Saturday, June 5, 2010

A lot of bookwork to do but nearly finished!

I can see the light at the end of the tunnel!! I stayed at work until nearly 9pm last night to catch up. Unfortunately when I started the work was piled up so I spent yesterday catching up. I can hardly wait until it is all under control so I can get into a better routine with it. I thrive on routine....knowing what needs to be done on a daily basis really helps me to concentrate on a higher level.....I just havent been in the position to be at that spot in this job. 1 more day catching up and I will be on top of it all.
I have about 30 hours of work sitting on my loungeroom floor tday. I cant wait for that to be finished either. And this morning I pick up about 10 more hours of work from a client with the accounting firm. Its gonna be a big week to get through it all. At least I can see the end.

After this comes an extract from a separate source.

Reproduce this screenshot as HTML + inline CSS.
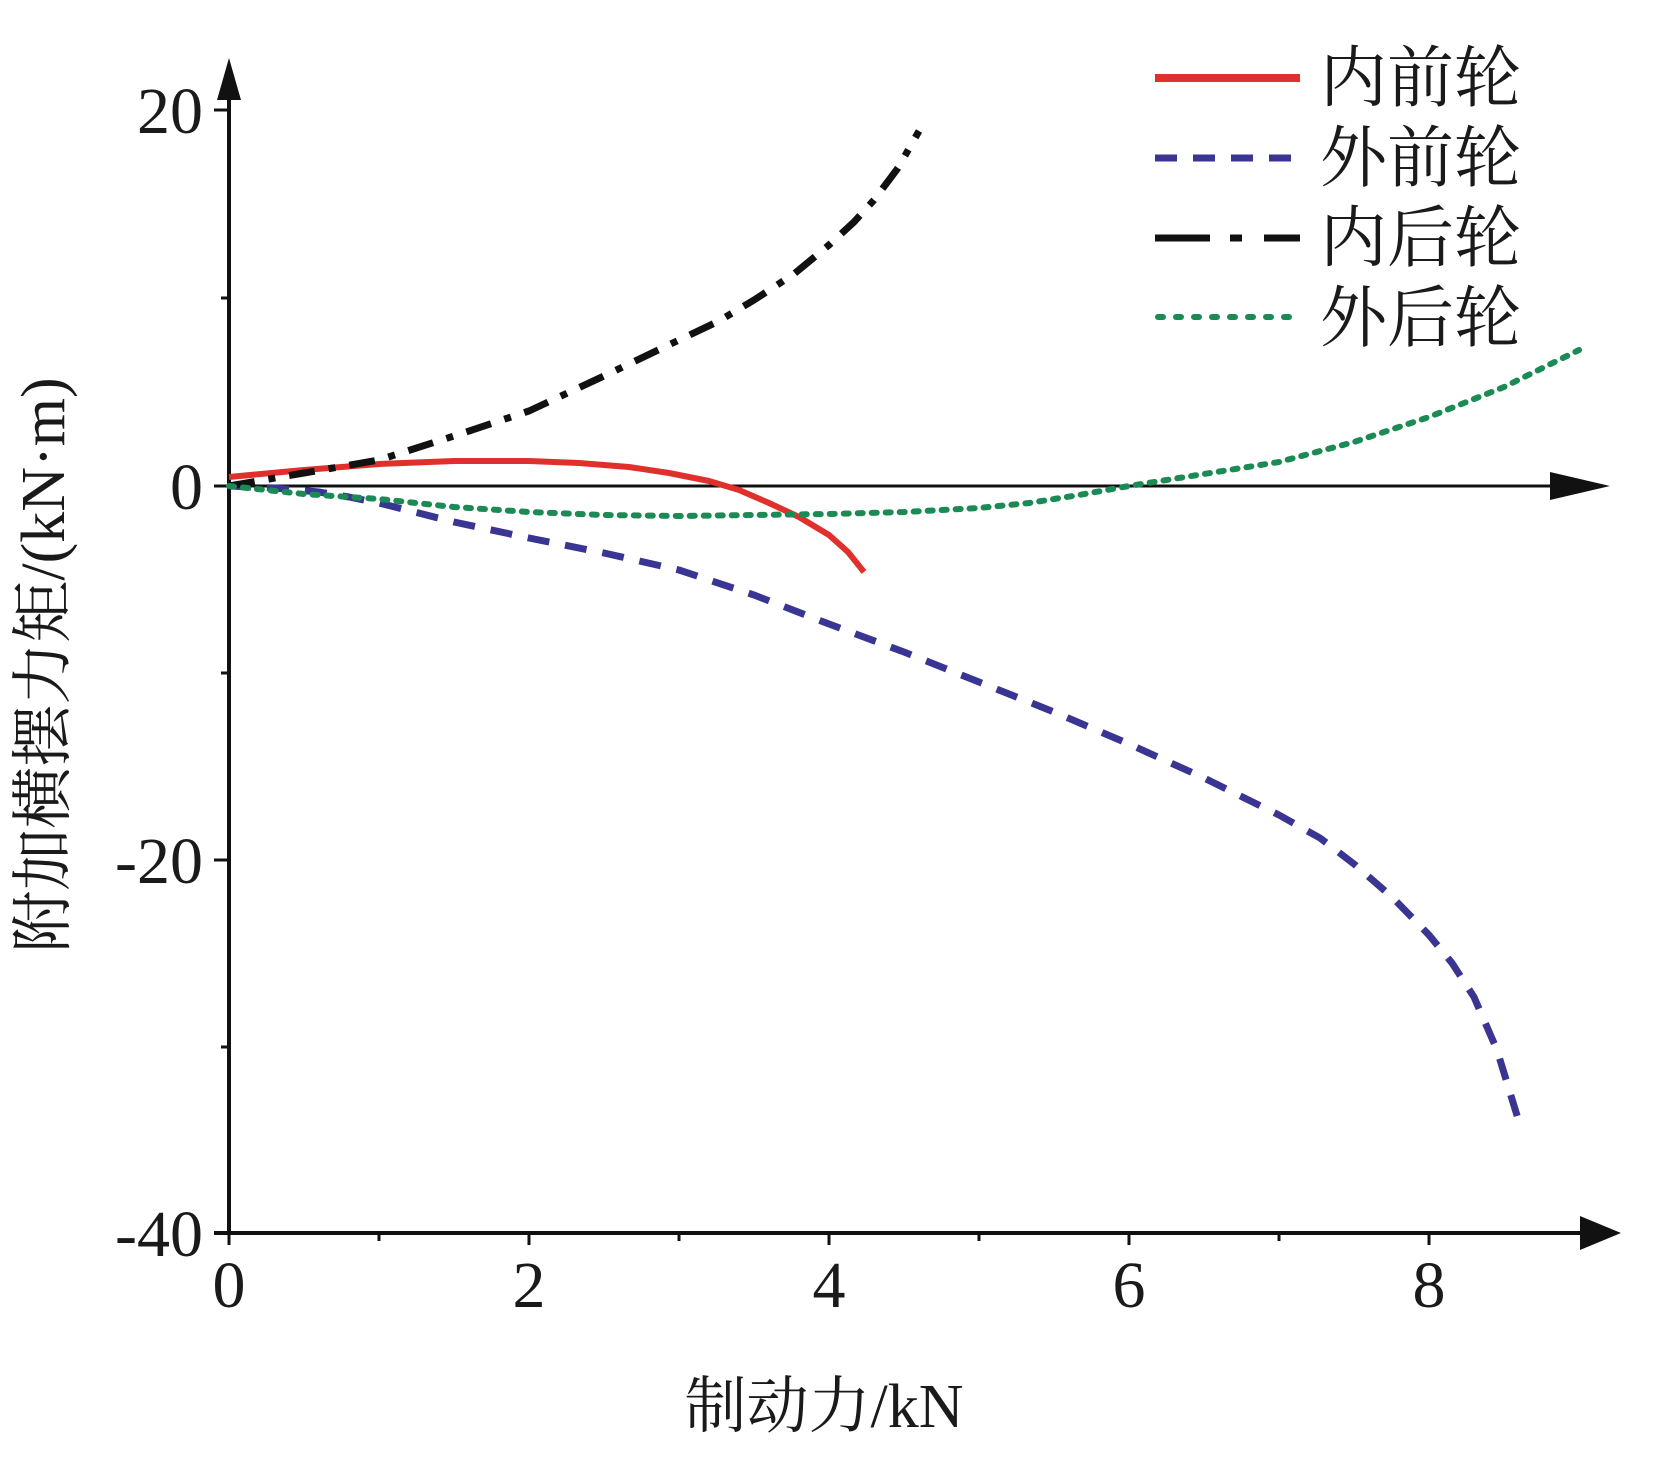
<!DOCTYPE html>
<html><head><meta charset="utf-8"><style>
html,body{margin:0;padding:0;background:#fff;}
svg{display:block;}
text{font-family:"Liberation Serif","Noto Serif CJK SC",serif;fill:#1a1a1a;}
</style></head><body>
<svg width="1654" height="1461" viewBox="0 0 1654 1461" xmlns="http://www.w3.org/2000/svg">
<line x1="229" y1="1233" x2="229" y2="90" stroke="#111" stroke-width="4"/>
<polygon points="229,58 217,100 241,100" fill="#111"/>
<line x1="214" y1="1233" x2="1590" y2="1233" stroke="#111" stroke-width="4"/>
<polygon points="1621,1233 1580,1216 1580,1250" fill="#111"/>
<line x1="229" y1="486" x2="1580" y2="486" stroke="#111" stroke-width="3"/>
<polygon points="1610,486 1550,472 1550,500" fill="#111"/>
<g stroke="#111" stroke-width="3">
<line x1="214" y1="110" x2="229" y2="110"/>
<line x1="221" y1="298" x2="229" y2="298"/>
<line x1="214" y1="486" x2="229" y2="486"/>
<line x1="221" y1="673" x2="229" y2="673"/>
<line x1="214" y1="860" x2="229" y2="860"/>
<line x1="221" y1="1047" x2="229" y2="1047"/>
<line x1="229" y1="1233" x2="229" y2="1245"/>
<line x1="379" y1="1233" x2="379" y2="1241"/>
<line x1="529" y1="1233" x2="529" y2="1245"/>
<line x1="679" y1="1233" x2="679" y2="1241"/>
<line x1="829" y1="1233" x2="829" y2="1245"/>
<line x1="979" y1="1233" x2="979" y2="1241"/>
<line x1="1129" y1="1233" x2="1129" y2="1245"/>
<line x1="1279" y1="1233" x2="1279" y2="1241"/>
<line x1="1429" y1="1233" x2="1429" y2="1245"/>
</g>
<g font-size="66" text-anchor="end">
<text x="203" y="133">20</text>
<text x="203" y="509">0</text>
<text x="203" y="883">-20</text>
<text x="203" y="1256">-40</text>
</g>
<g font-size="66" text-anchor="middle">
<text x="229" y="1307">0</text>
<text x="529" y="1307">2</text>
<text x="829" y="1307">4</text>
<text x="1129" y="1307">6</text>
<text x="1429" y="1307">8</text>
</g>
<text x="824" y="1427" font-size="62" text-anchor="middle">制动力/kN</text>
<text transform="translate(64,665) rotate(-90)" font-size="62" text-anchor="middle">附加横摆力矩/(kN·m)</text>
<g fill="none" stroke-linejoin="round">
<polyline points="229,477 304,470 379,464 454,461 529,461 579,463 629,467 669,473 709,481 739,490 769,503 799,517 829,535 848,552 864,572" stroke="#e0302c" stroke-width="6"/>
<polyline points="229,486 274,488 319,492 349,497 379,503 454,522 529,538 604,553 679,570 754,595 829,624 904,652 979,682 1054,712 1129,744 1204,778 1279,815 1320,838 1354,864 1392,897 1429,935 1452,963 1474,997 1497,1050 1519,1122" stroke="#3a3592" stroke-width="7" stroke-dasharray="22,16"/>
<polyline points="229,486 304,473 379,460 454,436 529,411 604,376 679,340 719,321 754,300 794,274 829,245 854,222 874,200 898,168 919,131" stroke="#111" stroke-width="7" stroke-dasharray="26,14,7,14"/>
<polyline points="229,486 304,494 379,499 454,507 529,512 604,515 679,516 754,515 829,514 904,512 979,508 1029,503 1079,495 1129,486 1204,474 1279,462 1354,442 1429,417 1504,387 1579,350" stroke="#1c8a55" stroke-width="6" stroke-dasharray="5,9" stroke-linecap="round"/>
</g>
<line x1="1155" y1="78" x2="1300" y2="78" stroke="#e0302c" stroke-width="8"/>
<line x1="1155" y1="158" x2="1300" y2="158" stroke="#3a3592" stroke-width="7" stroke-dasharray="22,16"/>
<line x1="1155" y1="238" x2="1300" y2="238" stroke="#111" stroke-width="7" stroke-dasharray="55,20,12,22,60"/>
<line x1="1158" y1="317" x2="1300" y2="317" stroke="#1c8a55" stroke-width="6" stroke-dasharray="5,13" stroke-linecap="round"/>
<g font-size="67">
<text x="1320" y="101">内前轮</text>
<text x="1320" y="181">外前轮</text>
<text x="1320" y="261">内后轮</text>
<text x="1320" y="341">外后轮</text>
</g>
</svg>
</body></html>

This last couple of weeks have been difficult to say the least I have had huge commitments with work and with the kids...I havent put any time into me apart from meditation in the mornings and my writing. Writing is a release.....its a way for me to put it all into perspective and a time to plan out my time.
Life is flat out......and using my time the best I can is the only way I will get through it all.

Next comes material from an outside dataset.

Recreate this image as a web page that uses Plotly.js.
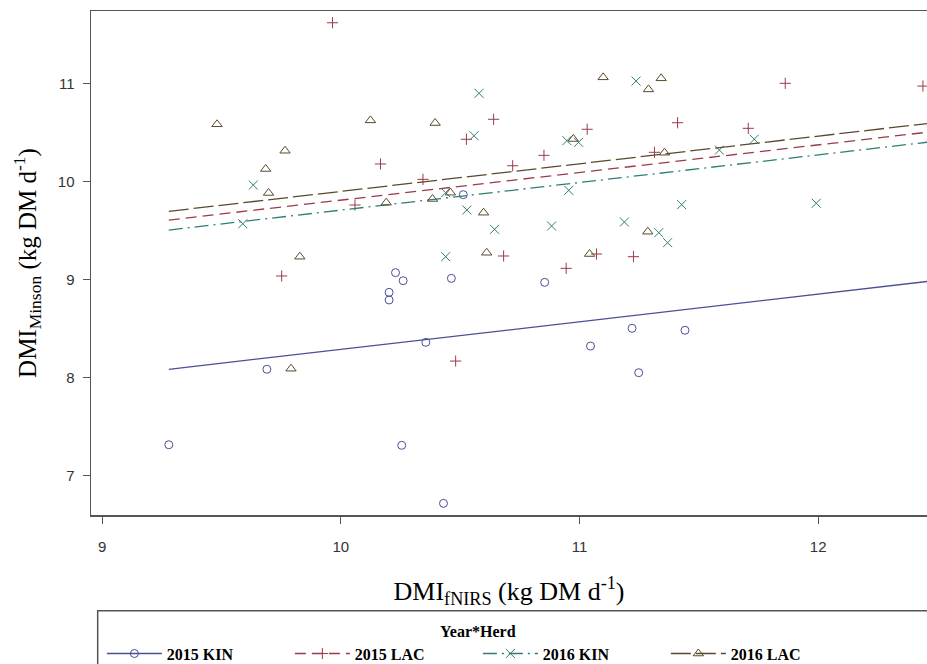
<!DOCTYPE html>
<html>
<head>
<meta charset="utf-8">
<script src="https://cdn.plot.ly/plotly-3.0.1.min.js"></script>
<style>html,body{margin:0;padding:0;background:#fff;}#chart{width:927px;height:664px;}</style>
</head>
<body>
<div id="chart"></div>
<script>
// ---- data ----
var groupNames = ['2015 KIN', '2015 LAC', '2016 KIN', '2016 LAC'];

var kin15X = [9.279, 9.690, 10.229, 10.261, 10.202, 10.202, 10.463, 10.513, 10.854, 10.356, 11.046, 11.220, 11.248, 11.442, 10.255, 10.430];
var kin15Y = [7.314, 8.084, 9.070, 8.988, 8.869, 8.791, 9.012, 9.866, 8.971, 8.359, 8.321, 8.502, 8.049, 8.482, 7.308, 6.716];

var lac15X = [9.965, 10.059, 10.640, 10.526, 10.166, 11.032, 10.851, 10.720, 10.344, 10.682, 11.071, 11.226, 11.862, 12.439, 11.411, 11.707, 11.314, 9.752, 10.481, 10.944];
var lac15Y = [11.62, 9.760, 10.635, 10.431, 10.179, 10.533, 10.267, 10.161, 10.022, 9.240, 9.260, 9.233, 11.002, 10.974, 10.600, 10.543, 10.298, 9.036, 8.168, 9.114];

var kin16X = [9.633, 9.589, 10.579, 11.237, 10.558, 10.947, 10.996, 10.439, 10.528, 10.644, 10.955, 10.883, 11.188, 10.439, 11.732, 11.586, 11.428, 11.992, 11.332, 11.369];
var kin16Y = [9.964, 9.569, 10.900, 11.025, 10.467, 10.417, 10.400, 9.886, 9.709, 9.512, 9.910, 9.546, 9.587, 9.233, 10.431, 10.321, 9.764, 9.778, 9.478, 9.376];

var lac16X = [9.481, 9.766, 9.685, 9.697, 9.828, 10.124, 10.395, 11.099, 10.974, 10.190, 10.384, 10.459, 10.598, 10.611, 11.042, 11.289, 11.342, 11.356, 11.286, 9.791];
var lac16Y = [10.584, 10.314, 10.128, 9.883, 9.233, 10.624, 10.597, 11.063, 10.434, 9.784, 9.822, 9.886, 9.682, 9.273, 9.260, 10.940, 11.053, 10.294, 9.488, 8.090];

// fitted lines (common slope, group intercepts)
var fitSlope = 0.282;
var fitIntercepts = [5.467, 6.990, 6.888, 7.079];

var xTicks = [9, 10, 11, 12];
var yTicks = [7, 8, 9, 10, 11];

// ---- styles ----
var colors = ['#4B4F96', '#9C3A48', '#2F7E76', '#5A4A2A'];
var symbols = ['circle-open', 'cross-thin-open', 'x-thin-open', 'triangle-up-open'];
var dashes = ['solid', '11px,6px', '14px,5px,2px,5px', '20px,5px'];
var sizes = [8, 8, 9, 9];

var xs = [kin15X, lac15X, kin16X, lac16X];
var ys = [kin15Y, lac15Y, kin16Y, lac16Y];

var allX = [].concat(kin15X, lac15X, kin16X, lac16X);
var xMin = Math.min.apply(null, allX);
var xMax = 12.6;

var traces = [];
for (var g = 0; g < 4; g++) {
  traces.push({
    type: 'scatter', mode: 'markers', x: xs[g], y: ys[g],
    name: groupNames[g], legendgroup: groupNames[g], showlegend: false,
    marker: {symbol: symbols[g], size: sizes[g], color: colors[g], line: {color: colors[g], width: 1}},
    hoverinfo: 'x+y'
  });
  traces.push({
    type: 'scatter', mode: 'lines', x: [xMin, xMax],
    y: [fitIntercepts[g] + fitSlope * xMin, fitIntercepts[g] + fitSlope * xMax],
    legendgroup: groupNames[g], showlegend: false,
    line: {color: colors[g], width: 1.3, dash: dashes[g]}, hoverinfo: 'skip'
  });
}
for (var g = 0; g < 4; g++) {
  traces.push({
    type: 'scatter', mode: 'lines+markers', x: [null], y: [null],
    name: groupNames[g], legendgroup: groupNames[g], showlegend: true,
    marker: {symbol: symbols[g], size: sizes[g], color: colors[g], line: {color: colors[g], width: 1}},
    line: {color: colors[g], width: 1.3, dash: dashes[g]}
  });
}

var serif = '"Liberation Serif", "Times New Roman", Times, serif';
var tickFont = {family: '"Liberation Sans", Arial, sans-serif', size: 15, color: '#333'};

var layout = {
  width: 927, height: 664,
  margin: {l: 91, r: 0, t: 11, b: 149, pad: 0, autoexpand: false},
  paper_bgcolor: '#fff', plot_bgcolor: '#fff',
  showlegend: true,
  xaxis: {
    range: [8.953, 12.456], tickvals: xTicks, ticktext: xTicks.map(String),
    showgrid: false, zeroline: false,
    showline: true, linecolor: '#555', linewidth: 1.5, mirror: true,
    ticks: 'outside', ticklen: 7, tickwidth: 1.2, tickcolor: '#555',
    tickfont: tickFont, ticklabelstandoff: 10,
    title: {text: 'DMI<sub>fNIRS</sub> (kg DM d<sup>-1</sup>)', font: {family: serif, size: 26, color: '#000'}, standoff: 28}
  },
  yaxis: {
    range: [6.597, 11.74], tickvals: yTicks, ticktext: yTicks.map(String),
    showgrid: false, zeroline: false,
    showline: true, linecolor: '#555', linewidth: 1.5, mirror: false,
    ticks: 'outside', ticklen: 7, tickwidth: 1.2, tickcolor: '#555',
    tickfont: tickFont, ticklabelstandoff: 5,
    title: {text: 'DMI<sub>Minson</sub> (kg DM d<sup>-1</sup>)', font: {family: serif, size: 25, color: '#000'}, standoff: 14}
  },
  legend: {
    orientation: 'h', x: 0.013, xanchor: 'left', y: -0.2, yanchor: 'top',
    title: {text: 'Year*Herd', side: 'top center', font: {family: serif, size: 16, color: '#000', weight: 'bold'}},
    font: {family: serif, size: 16, color: '#000', weight: 'bold'},
    itemwidth: 55, entrywidth: 118, entrywidthmode: 'pixels',
    bgcolor: 'rgba(0,0,0,0)', borderwidth: 0, tracegroupgap: 0
  },
  shapes: [{
    type: 'rect', xref: 'paper', yref: 'paper',
    x0: 0.008, x1: 1.2, y0: -0.19, y1: -0.33,
    line: {color: '#555', width: 1.5}, fillcolor: 'rgba(0,0,0,0)'
  }]
};

Plotly.newPlot('chart', traces, layout, {displayModeBar: false, staticPlot: true});
</script>
</body>
</html>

On a good note, I lost about 1.8 kgs this week I think....will know today when I go to Jenny Craig. I am easily wearing a size 12 now (thats a US size 8) and my jeans are actually getting loose...woohooo. 15 kg to go. Losing the weight has certainly changed my self esteem a lot. Its great to walk into any shop and know that I can buy....previously I would go into a shop and ask if there were any sizes big enough. Im still 80kg, so still too heavy, but a lot of people are saying I dont need to lose any more....BOOhoo to them....the doctor says it will be better for me to be in the middle of my healthy weight range...less risk of diabetes that way and having had gestational diabetes, my risk level is high enough. My blood sugar levels have gone down from a fasting level of nearly 9 to a nice 5.3 as of yesterday.With a bit more weight off it should come down even more...I am so pleased. The doctor said it was likely that I would have been an insulin dependent diabetic within 2 years...now that isnt likely at all ever...as long as I can keep the weight off. Thats the reason I have signed up to Jenny Craig for the next 7 years... I can't afford to put the weight back on.

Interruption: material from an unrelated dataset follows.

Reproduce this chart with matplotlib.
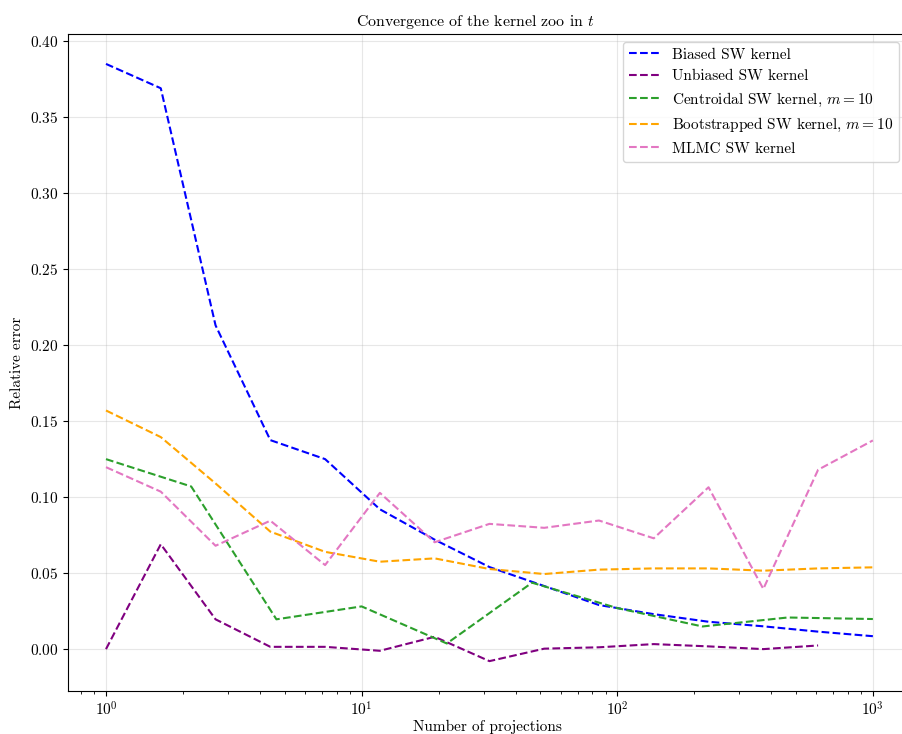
import numpy as np
import matplotlib
matplotlib.use("Agg")
import matplotlib.pyplot as plt

# ============================================================
# CONVERGENCE OF THE KERNEL ZOO - relative error vs projections
# ============================================================

plt.rcParams["font.family"] = "serif"
plt.rcParams["font.serif"] = ["cmr10"]
plt.rcParams["mathtext.fontset"] = "cm"
plt.rcParams["axes.formatter.use_mathtext"] = True
plt.rcParams["axes.unicode_minus"] = False

# Number of projections (log grid)
N_PROJ = np.logspace(0, 3, 15)
N_PROJ_CENTROID = np.logspace(0, 3, 10)

BIASED = [0.385, 0.369, 0.213, 0.1375, 0.125, 0.092, 0.072, 0.054,
          0.0415, 0.029, 0.023, 0.018, 0.015, 0.0115, 0.0085]
UNBIASED = [0.0, 0.069, 0.0196, 0.0015, 0.0015, -0.0011, 0.0081, -0.0079,
            0.0003, 0.0012, 0.0033, 0.0018, 0.0, 0.0024, np.nan]
CENTROIDAL = [0.125, 0.107, 0.0196, 0.0281, 0.0037, 0.0437, 0.027,
              0.0149, 0.0208, 0.0198]
BOOTSTRAPPED = [0.157, 0.1395, 0.109, 0.0773, 0.064, 0.0575, 0.0597, 0.0527,
                0.0494, 0.0523, 0.0531, 0.0531, 0.0516, 0.0531, 0.0538]
MLMC = [0.1197, 0.1036, 0.068, 0.0845, 0.0553, 0.1028, 0.0703, 0.0824,
        0.0798, 0.0846, 0.0729, 0.1065, 0.0396, 0.118, 0.1373]

# (x, y, label, color)
SERIES = [
    (N_PROJ, BIASED, "Biased SW kernel", "blue"),
    (N_PROJ, UNBIASED, "Unbiased SW kernel", "purple"),
    (N_PROJ_CENTROID, CENTROIDAL, r"Centroidal SW kernel, $m = 10$", "tab:green"),
    (N_PROJ, BOOTSTRAPPED, r"Bootstrapped SW kernel, $m = 10$", "orange"),
    (N_PROJ, MLMC, "MLMC SW kernel", "tab:pink"),
]

fig = plt.figure(figsize=(9.02, 7.34), dpi=100)
ax = fig.add_axes([0.0754, 0.0586, 0.930, 0.895])

for x, y, label, color in SERIES:
    ax.plot(x, y, linestyle="--", color=color, linewidth=1.5, label=label)

ax.set_xscale("log")
ax.set_xlim(10 ** -0.1486, 10 ** 3.133)
ax.grid(True, alpha=0.3)
ax.set_xlabel("Number of projections", fontsize=11, labelpad=0.5)
ax.set_ylabel("Relative error", fontsize=11)
ax.set_title(r"Convergence of the kernel zoo in $t$", fontsize=11.4, x=0.485)
ax.tick_params(labelsize=11)
ax.legend(loc="upper right", fontsize=11)

fig.savefig("out.png", dpi=100)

Busy morning ahead....got Jenny craig at 8, buy school jumper for Brent, drop the school holiday program booking into the council offices, drop the cash box off to Rainbow club, Pick up the work from the client and set up a meeting for later in the month, come home here and pick up Steve and the kids to go shopping for birthday presents and computer games for Jack and food, to Rainbow club at 2 for swimming and work as treasurer there, and then drop Melinda to Leopold for a birthday party......No rest for the wicked hey!! Not to mention keeping the washing machine running and tidy the house a bit lol...and give Stef her laxatives after swimming....I must not forget!!
I really must write it all in my diary....so I dont forget a bloody thing. If it isnt written down it just doesnt get done.....my memory is stuffed!! Its an ADHD thing....sometimes I feel as if I am just so stupid, but after being diagnosed, I realise that its just the way my mind works at a million miles an hour and just jumps from thing to thing. Some benefits to it though is boundless energy. I find it is worse now that I have lost the weight too....I just seem to have this huge amount of energy. At work, about every 2 hours, I have to get up and walk for a about 5 minutes to get rid of the really strong jittery feeling....the feeling that I just have to move all the time. My legs shake and my muscles just get twitchy and I find I am constantly moving them. In some ways getting a diagnosis was great because at least now I know my own personality trait enough to be able to harness it for good, and not waste as much time with perfectionism and changing constantly between jobs. I certainly am not as restless.